▶ [WORK TO COMPLETE]: Each line from the top of the listing through the one holding "y_minor_ticks = [v" should be restated word for word, with nothing added and no pictures.
start THE RECORDS
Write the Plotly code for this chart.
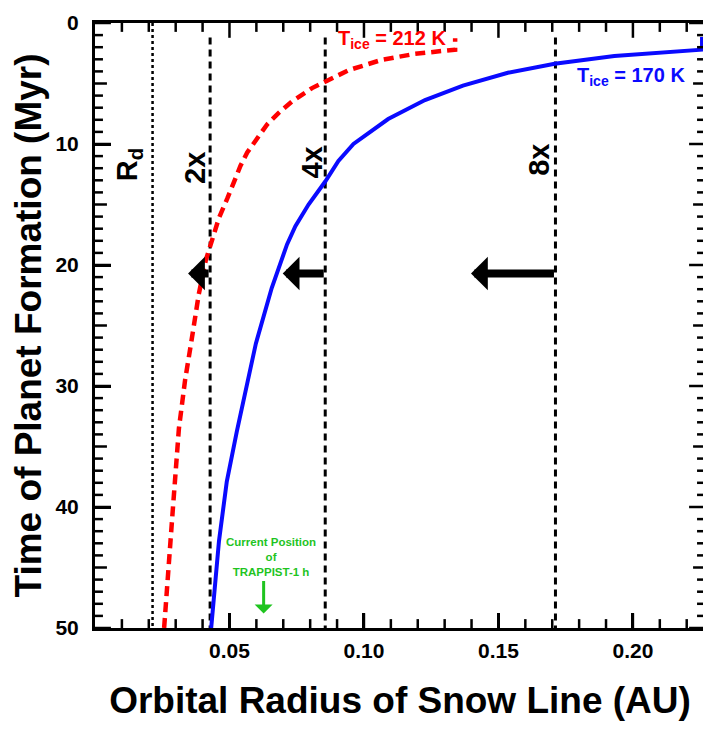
import plotly.graph_objects as go

# ---- data ----
blue_x = [0.0432, 0.0461, 0.0490, 0.0527, 0.0598, 0.0657, 0.0714, 0.0745, 0.0794,
          0.0856, 0.0905, 0.0961, 0.1090, 0.1227, 0.1368, 0.1535, 0.1709, 0.1931,
          0.2257, 0.2257]
blue_y = [50.0, 42.8, 37.9, 33.8, 26.5, 21.9, 18.3, 16.8, 15.0,
          13.1, 11.4, 10.0, 7.94, 6.37, 5.17, 4.11, 3.37, 2.72,
          2.2, 1.15]

red_x = [0.0257, 0.0275, 0.0290, 0.0312, 0.0335, 0.0357, 0.0386, 0.0412, 0.0436,
         0.0461, 0.0492, 0.0517, 0.0541, 0.0566, 0.0603, 0.0640, 0.0683, 0.0733,
         0.0807, 0.0856, 0.0899, 0.0943, 0.1065, 0.1190, 0.1339, 0.1339]
red_y = [50.0, 43.9, 40.0, 33.5, 29.5, 26.5, 22.4, 19.6, 17.8,
         16.1, 14.5, 13.0, 11.8, 10.7, 9.47, 8.38, 7.43, 6.47,
         5.38, 4.84, 4.29, 3.9, 3.05, 2.55, 2.2, 1.25]

guide_labels = ["R<sub>d</sub>", "2x", "4x", "8x"]
guide_x = [0.0214, 0.0428, 0.0856, 0.1712]
guide_top = [0.0, 1.2, 1.2, 1.2]
guide_bottom = 50.0

arrow_tip_x = [0.0346, 0.0698, 0.1398]
arrow_tail_x = [0.0428, 0.0856, 0.1712]
arrow_y = 20.7

trappist_h_x = 0.0627

x_tickvals = [0.05, 0.10, 0.15, 0.20]
x_ticktext = ["0.05", "0.10", "0.15", "0.20"]
x_minor_ticks = [0.01, 0.02, 0.03, 0.04, 0.06, 0.07, 0.08, 0.09, 0.11, 0.12, 0.13,
                 0.14, 0.16, 0.17, 0.18, 0.19, 0.21, 0.22]
y_major_ticks = [0, 10, 20, 30, 40, 50]
y_mid_ticks = [5, 15, 25, 35, 45]
y_minor_ticks = [v for v in range(1, 50) if v % 5 != 0]

FONT = "Liberation Sans, Arial, sans-serif"

# figure geometry (the page body adds an 8px margin, so the figure is sized to fit)
W, H = 703, 721
ML, MR, MT, MB = 87, 3, 7, 101
X_RANGE = [0, 0.2268]
Y_RANGE = [50, 0]
px_per_x = (W - ML - MR) / (X_RANGE[1] - X_RANGE[0])
px_per_y = (H - MT - MB) / (Y_RANGE[0] - Y_RANGE[1])

fig = go.Figure()

# guide lines
for i, gx in enumerate(guide_x):
    fig.add_trace(go.Scatter(
        x=[gx, gx], y=[guide_top[i], guide_bottom], mode="lines",
        line=dict(color="black", width=2.5 if i == 0 else 3,
                  dash="3px,3px" if i == 0 else "7px,5px"),
        hoverinfo="skip", showlegend=False))

# snow-line curves
fig.add_trace(go.Scatter(x=red_x, y=red_y, mode="lines",
                         line=dict(color="#ff0000", width=4.5, dash="10px,6px"),
                         showlegend=False))
fig.add_trace(go.Scatter(x=blue_x, y=blue_y, mode="lines",
                         line=dict(color="#0a0aff", width=4),
                         showlegend=False))

# inward tick marks on all four sides of the frame, one short segment each
TICK_LINE = dict(color="black", width=2.5)
for vals, length in [(x_tickvals, 15), (x_minor_ticks, 9)]:
    d = length / px_per_y
    for v in vals:
        fig.add_trace(go.Scatter(x=[v, v], y=[Y_RANGE[0], Y_RANGE[0] - d], mode="lines",
                                 line=TICK_LINE, hoverinfo="skip", showlegend=False))
        fig.add_trace(go.Scatter(x=[v, v], y=[Y_RANGE[1], Y_RANGE[1] + d], mode="lines",
                                 line=TICK_LINE, hoverinfo="skip", showlegend=False))
for vals, length in [(y_major_ticks, 16), (y_mid_ticks, 12), (y_minor_ticks, 8)]:
    d = length / px_per_x
    for v in vals:
        fig.add_trace(go.Scatter(x=[X_RANGE[0], X_RANGE[0] + d], y=[v, v], mode="lines",
                                 line=TICK_LINE, hoverinfo="skip", showlegend=False))
        fig.add_trace(go.Scatter(x=[X_RANGE[1], X_RANGE[1] - d], y=[v, v], mode="lines",
                                 line=TICK_LINE, hoverinfo="skip", showlegend=False))

annotations = []
# rotated guide labels
label_pos = [(0.0125, 11.7), (0.0371, 12.0), (0.0806, 11.55), (0.1651, 11.3)]
for lab, (lx, ly) in zip(guide_labels, label_pos):
    annotations.append(dict(x=lx, y=ly, xref="x", yref="y", text=lab, showarrow=False,
                            textangle=-90,
                            font=dict(family=FONT, size=29, color="black", weight="bold")))

# migration arrows
for tip, tail in zip(arrow_tip_x, arrow_tail_x):
    annotations.append(dict(x=tip, y=arrow_y, ax=tail, ay=arrow_y, xref="x", yref="y",
                            axref="x", ayref="y", text="", showarrow=True,
                            arrowhead=1, arrowwidth=8, arrowsize=0.7,
                            arrowcolor="black"))

# T_ice labels
annotations.append(dict(x=0.1106, y=1.4, xref="x", yref="y",
                        text="T<sub>ice</sub> = 212 K", showarrow=False,
                        font=dict(family=FONT, size=20, color="#ff0000", weight="bold")))
annotations.append(dict(x=0.1993, y=4.45, xref="x", yref="y",
                        text="T<sub>ice</sub> = 170 K", showarrow=False,
                        font=dict(family=FONT, size=20, color="#0a0aff", weight="bold")))

# TRAPPIST-1 h marker
annotations.append(dict(x=0.0654, y=44.1, xref="x", yref="y",
                        text="Current Position<br>of<br>TRAPPIST-1 h", showarrow=False,
                        font=dict(family=FONT, size=11.5, color="#1fc41f", weight="bold")))
annotations.append(dict(x=trappist_h_x, y=48.8, ax=trappist_h_x, ay=46.0,
                        xref="x", yref="y", axref="x", ayref="y", text="",
                        showarrow=True, arrowhead=1, arrowwidth=3, arrowsize=1.0,
                        arrowcolor="#1fc41f"))

fig.update_layout(
    width=W, height=H,
    margin=dict(l=ML, r=MR, t=MT, b=MB),
    paper_bgcolor="white", plot_bgcolor="white",
    showlegend=False,
    annotations=annotations,
    font=dict(family=FONT, color="black"),
)

fig.update_xaxes(
    range=X_RANGE, showgrid=False, zeroline=False,
    showline=True, linecolor="black", linewidth=3, mirror=True,
    ticks="inside", ticklen=15, tickwidth=2.5, tickcolor="black",
    tickmode="array", tickvals=x_tickvals, ticktext=x_ticktext,
    ticklabelstandoff=2, ticklabeloverflow="allow",
    tickfont=dict(family=FONT, size=21, color="black", weight="bold"),
    title=dict(text="Orbital Radius of Snow Line (AU)", standoff=26,
               font=dict(family=FONT, size=37, color="black", weight="bold")),
)
fig.update_yaxes(
    range=Y_RANGE, showgrid=False, zeroline=False,
    showline=True, linecolor="black", linewidth=3, mirror=True,
    ticks="inside", ticklen=16, tickwidth=2.5, tickcolor="black",
    tickmode="linear", tick0=0, dtick=10,
    ticklabelstandoff=9, ticklabeloverflow="allow",
    tickfont=dict(family=FONT, size=21, color="black", weight="bold"),
    title=dict(text="Time of Planet Formation (Myr)", standoff=13,
               font=dict(family=FONT, size=37, color="black", weight="bold")),
)

fig.write_html("out.html")
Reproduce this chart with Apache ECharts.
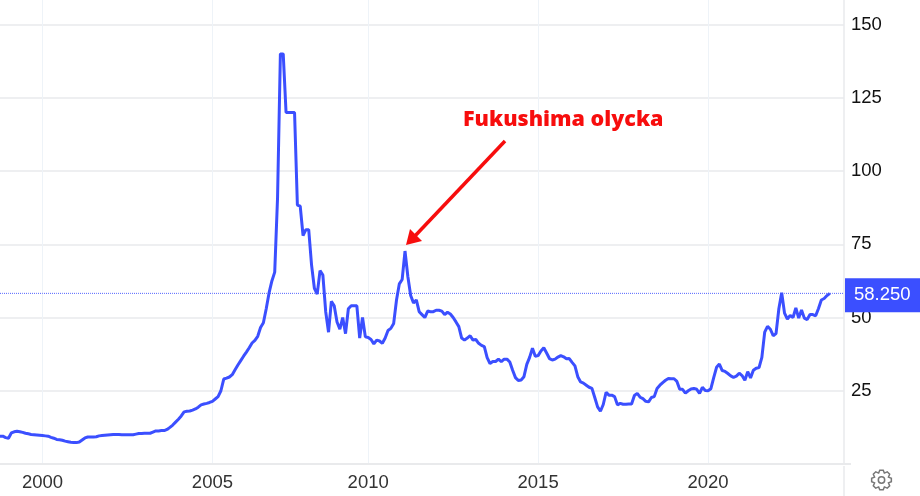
<!DOCTYPE html>
<html>
<head>
<meta charset="utf-8">
<title>Uranium</title>
<script src="https://cdn.jsdelivr.net/npm/echarts@6/dist/echarts.min.js"></script>
<style>
  html, body { margin: 0; padding: 0; background: #fff; }
  #chart { width: 920px; height: 496px; }
</style>
</head>
<body>
<div id="chart"></div>
<script>
// monthly price, starts at 1998-10
const prices = [
  9.5,9.5,9.0,8.8,10.6,11,11.2,11,10.8,10.5,
  10.3,10.1,10,9.9,9.8,9.7,9.6,9.5,9.1,8.8,
  8.4,8.3,8.1,7.8,7.6,7.4,7.3,7.3,7.5,8.2,
  8.9,9.2,9.2,9.2,9.3,9.6,9.7,9.8,9.9,10,
  10.1,10.1,10.1,10,10,10,10,10,10.2,10.4,
  10.4,10.5,10.5,10.5,10.9,11.3,11.3,11.4,11.4,11.8,
  12.5,13.3,14.3,15.3,16.4,17.8,18,18.1,18.4,18.8,
  19.4,20.2,20.5,20.7,21,21.4,22.2,23,25,29,
  29.3,29.7,30.5,32.2,33.8,35.3,36.8,38.2,39.7,41.3,
  42.2,43.6,46.6,48.2,53,58.4,62.5,65.5,91,140,
  140,120,120,120,120,88.4,88,78,80,80,
  68,60,58,66,64.5,52,45,55.5,54,48.5,
  46,50,44.5,53,54,54,54,43,50,43.4,
  43.2,42.5,41,42.3,42,41.2,43,45.6,46.3,48,
  56,61.5,63,72.7,64,57.5,55,56,52,51,
  50,52.2,52,52,52.5,52.5,52.2,51,51.8,51.2,
  50,48.5,46.9,43,42.3,43,43.8,42.3,42.5,41.2,
  40.5,40.1,36.3,34.3,35,35,35.8,34.9,35.8,35.8,
  34.8,32,29.5,28.5,28.7,29.8,34,36.4,39.5,36.8,
  37,38.6,39.7,37.9,36,35.5,35.8,36.5,37,36.6,
  35.9,36,34.7,33.5,29.8,28,27.6,26.9,26.2,25.8,
  22.7,19.5,18,20.3,24.5,23.5,23.5,23,20.2,20.7,
  20.4,20.4,20.5,20.5,23.4,24.1,22.8,22.3,21.4,21.2,
  22.7,23,25.8,26.9,27.8,28.6,29.2,29.1,29.1,28.2,
  25.5,25.5,24.2,25,25.6,25.8,25.5,24.1,26.2,25.1,
  25,25.7,29.5,33,34.1,31.9,31.6,30.9,30.1,29.6,
  30,31,30.2,28.6,31.5,29.4,32,32.7,32.9,36.4,
  45,47,46,43.8,44.5,53,58.5,51.5,49.5,50.7,
  50,53.3,49.8,52.6,49.8,49.3,51,51,50.6,53.1,
  56,56.5,57.5,58.25
];
const lastPrice = 58.25;
const labelYears = [2000, 2005, 2010, 2015, 2020];
const annotation = 'Fukushima olycka';

const blue = '#3b4fff';
const red = '#f70d0d';
const gridColor = '#e9eaec';

// the source skips a few months in 2005-2009, december dropped here
let months = [];
for (let y = 1998; y <= 2024; y++) {
  for (let m = 1; m <= 12; m++) {
    if (y == 1998 && m < 10) continue;
    if (y >= 2005 && y <= 2009 && m == 12) continue;
    if (months.length < 299) months.push(y + '-' + (m < 10 ? '0' + m : m));
  }
}

function isYearTick(index, value) {
  return value.slice(5) == '01' && labelYears.indexOf(+value.slice(0, 4)) >= 0;
}

// settings gear, outline only
function gearPoints(cx, cy, outer, inner, teeth) {
  let pts = [];
  let step = Math.PI * 2 / teeth;
  for (let i = 0; i < teeth; i++) {
    let a = i * step;
    pts.push([cx + inner * Math.cos(a - step * 0.5), cy + inner * Math.sin(a - step * 0.5)]);
    pts.push([cx + outer * Math.cos(a - step * 0.22), cy + outer * Math.sin(a - step * 0.22)]);
    pts.push([cx + outer * Math.cos(a + step * 0.22), cy + outer * Math.sin(a + step * 0.22)]);
  }
  return pts;
}

let myChart = echarts.init(document.getElementById('chart'));

myChart.setOption({
  animation: false,
  backgroundColor: '#fff',
  textStyle: { fontFamily: '"Liberation Sans", Arial, sans-serif' },
  grid: { left: -1.5, top: 0, width: 845.5, height: 464 },
  xAxis: {
    type: 'category',
    data: months,
    boundaryGap: false,
    axisLine: { show: true, lineStyle: { color: gridColor, width: 2 } },
    axisTick: { show: false },
    axisLabel: {
      interval: isYearTick,
      formatter: function (value) { return value.slice(0, 4); },
      color: '#333',
      fontSize: 18.5,
      margin: 9
    },
    splitLine: { show: true, interval: isYearTick, lineStyle: { color: '#eef3f8', width: 1 } }
  },
  yAxis: {
    type: 'value',
    position: 'right',
    min: 0,
    max: 158.4,
    interval: 25,
    axisLine: { show: true, lineStyle: { color: gridColor, width: 1.5 } },
    axisTick: { show: false },
    axisLabel: { showMinLabel: false, showMaxLabel: false, color: '#111', fontSize: 18.5, margin: 7, padding: [2, 0, 0, 0] },
    splitLine: { show: true, showMaxLine: false, lineStyle: { color: gridColor, width: 1.5 } }
  },
  series: [
    {
      type: 'line',
      data: months.map(function () { return lastPrice; }),
      showSymbol: false,
      lineStyle: { color: '#5062ff', type: [1, 1], width: 1 },
      z: 2,
      endLabel: {
        show: true,
        distance: 1,
        offset: [0, 2],
        formatter: lastPrice.toFixed(3),
        color: '#fff',
        fontSize: 18.5,
        backgroundColor: blue,
        padding: [8, 11, 7, 9]
      }
    },
    {
      type: 'line',
      data: prices,
      showSymbol: false,
      itemStyle: { color: blue },
      lineStyle: { color: blue, width: 3 },
      z: 3
    }
  ],
  graphic: [
    { type: 'text', left: 463, top: 109, z: 10, style: { text: annotation, fill: red, font: '800 21.5px "Open Sans", sans-serif' } },
    { type: 'line', z: 10, shape: { x1: 505, y1: 141, x2: 414, y2: 237 }, style: { stroke: red, lineWidth: 3.5 } },
    { type: 'polygon', z: 10, shape: { points: [[406, 245], [410, 229], [422, 241]] }, style: { fill: red } },
    { type: 'line', z: 1, shape: { x1: 844, y1: 466, x2: 844, y2: 496 }, style: { stroke: gridColor, lineWidth: 1.5 } },
    { type: 'line', z: 1, shape: { x1: 844, y1: 464, x2: 851, y2: 464 }, style: { stroke: gridColor, lineWidth: 2 } },
    { type: 'polygon', z: 1, shape: { points: gearPoints(881.5, 480, 10, 7.5, 8) }, style: { fill: 'none', stroke: '#777', lineWidth: 1.5 } },
    { type: 'circle', z: 1, shape: { cx: 881.5, cy: 480, r: 3.2 }, style: { fill: 'none', stroke: '#777', lineWidth: 1.5 } }
  ]
});
</script>
</body>
</html>
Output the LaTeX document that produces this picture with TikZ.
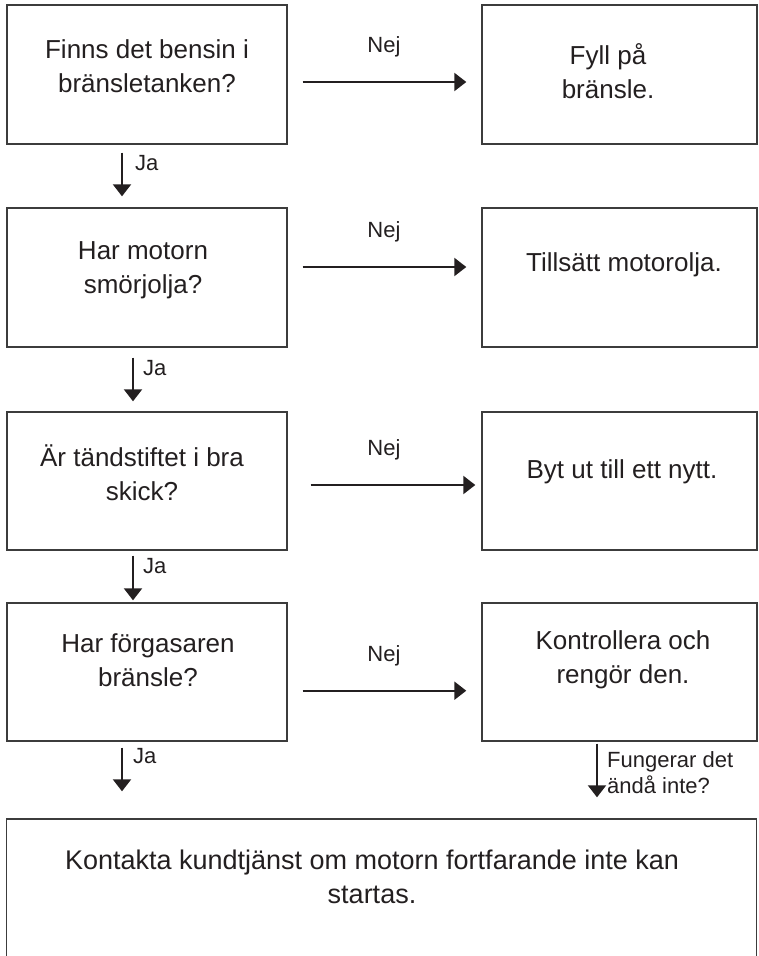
end THE RECORDS
▶ [EXPECTED OUTPUT]:
Write the Plotly code for this chart.
import plotly.graph_objects as go

# ---- data ----
blue_x = [0.0432, 0.0461, 0.0490, 0.0527, 0.0598, 0.0657, 0.0714, 0.0745, 0.0794,
          0.0856, 0.0905, 0.0961, 0.1090, 0.1227, 0.1368, 0.1535, 0.1709, 0.1931,
          0.2257, 0.2257]
blue_y = [50.0, 42.8, 37.9, 33.8, 26.5, 21.9, 18.3, 16.8, 15.0,
          13.1, 11.4, 10.0, 7.94, 6.37, 5.17, 4.11, 3.37, 2.72,
          2.2, 1.15]

red_x = [0.0257, 0.0275, 0.0290, 0.0312, 0.0335, 0.0357, 0.0386, 0.0412, 0.0436,
         0.0461, 0.0492, 0.0517, 0.0541, 0.0566, 0.0603, 0.0640, 0.0683, 0.0733,
         0.0807, 0.0856, 0.0899, 0.0943, 0.1065, 0.1190, 0.1339, 0.1339]
red_y = [50.0, 43.9, 40.0, 33.5, 29.5, 26.5, 22.4, 19.6, 17.8,
         16.1, 14.5, 13.0, 11.8, 10.7, 9.47, 8.38, 7.43, 6.47,
         5.38, 4.84, 4.29, 3.9, 3.05, 2.55, 2.2, 1.25]

guide_labels = ["R<sub>d</sub>", "2x", "4x", "8x"]
guide_x = [0.0214, 0.0428, 0.0856, 0.1712]
guide_top = [0.0, 1.2, 1.2, 1.2]
guide_bottom = 50.0

arrow_tip_x = [0.0346, 0.0698, 0.1398]
arrow_tail_x = [0.0428, 0.0856, 0.1712]
arrow_y = 20.7

trappist_h_x = 0.0627

x_tickvals = [0.05, 0.10, 0.15, 0.20]
x_ticktext = ["0.05", "0.10", "0.15", "0.20"]
x_minor_ticks = [0.01, 0.02, 0.03, 0.04, 0.06, 0.07, 0.08, 0.09, 0.11, 0.12, 0.13,
                 0.14, 0.16, 0.17, 0.18, 0.19, 0.21, 0.22]
y_major_ticks = [0, 10, 20, 30, 40, 50]
y_mid_ticks = [5, 15, 25, 35, 45]
y_minor_ticks = [v for v in range(1, 50) if v % 5 != 0]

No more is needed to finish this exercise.